What a beautiful description – of Matangini’s beauty, yes of course! But what is even more beautiful is the portrayal of her state of mind, her deep inner conflict —between passion and virtue, between love and family duty, between strength and weakness. It was probably such descriptions—in this novel and in Bankim’s later Bangla novels—that perhaps made Sri Aurobindo write a wonderfully phrased comment on the portrayal of women in Bankim’s novels. Taking a humorous jab at the Anglicized social reformers of his time —sadly enough, many such so-called reformers exist till today among the circles of westernized, urban, Indian intelligentsia who can’t find anything beautiful in Hindu ways of life and social organization —Sri Aurobindo wrote in his unique style:
“Insight into the secrets of feminine character, that is another notable concomitant of the best dramatic power, and that too Bankim possesses....The social reformer, gazing, of course, through that admirable pair of spectacles given to him by the Calcutta University, can find nothing excellent in Hindu life, except its cheapness, or in Hindu woman, except her subserviency. Beyond this he sees only its narrowness and her ignorance. But Bankim had the eye of a poet and saw much deeper than this. He saw what was beautiful and sweet and gracious in Hindu life, and what was lovely and noble in Hindu woman, her deep heart of emotion, her steadfastness, tenderness and lovableness, in fact, her woman’s soul; and all this we find burning in his pages and made diviner by the touch of a poet and an artist” (ibid., p.110).

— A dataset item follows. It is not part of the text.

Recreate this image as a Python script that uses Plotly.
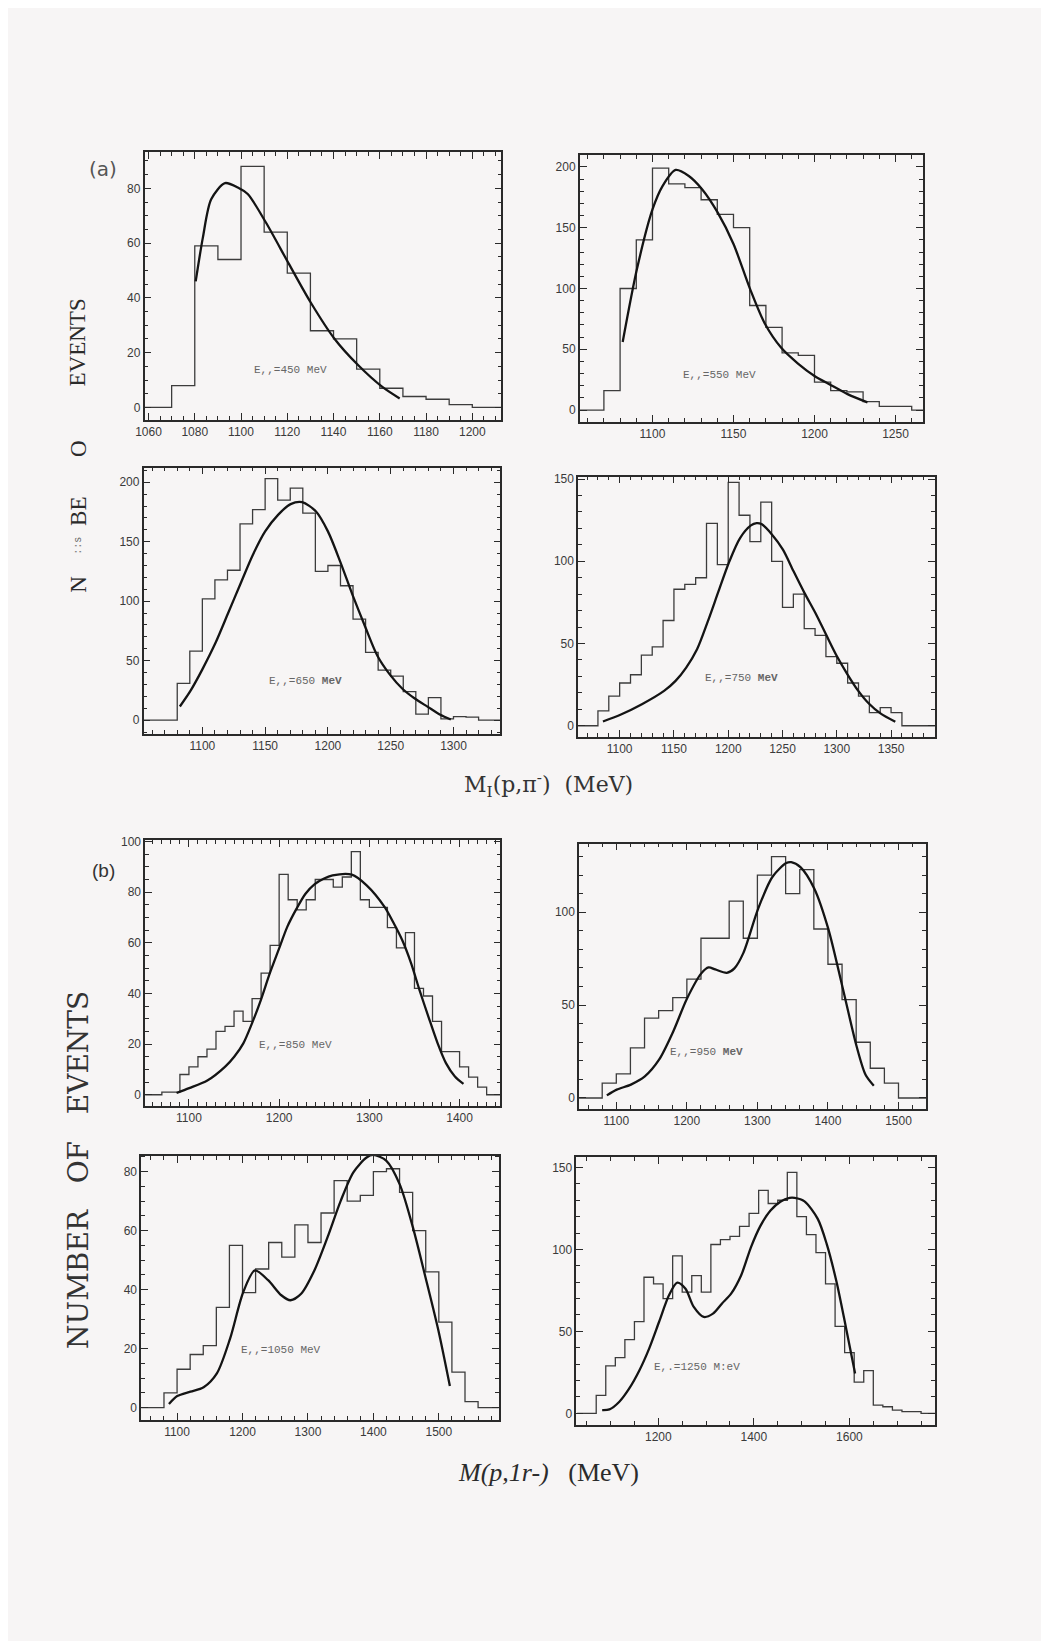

To appreciate the vast contribution made by this noble soul, Bankim Chandra, to the awakening of his motherland and to the renaissance of Indian literature and thought, and to do it through the lens of a literary criticism that is grounded in the eternal essence of all things Indian and is not merely an imitation or regurgitation of whatever theoretical frameworks that may be the "fad of the day" among the Westernized Academic Circles of the Indian literati —this is what makes reading Bankim extra, extra special for me.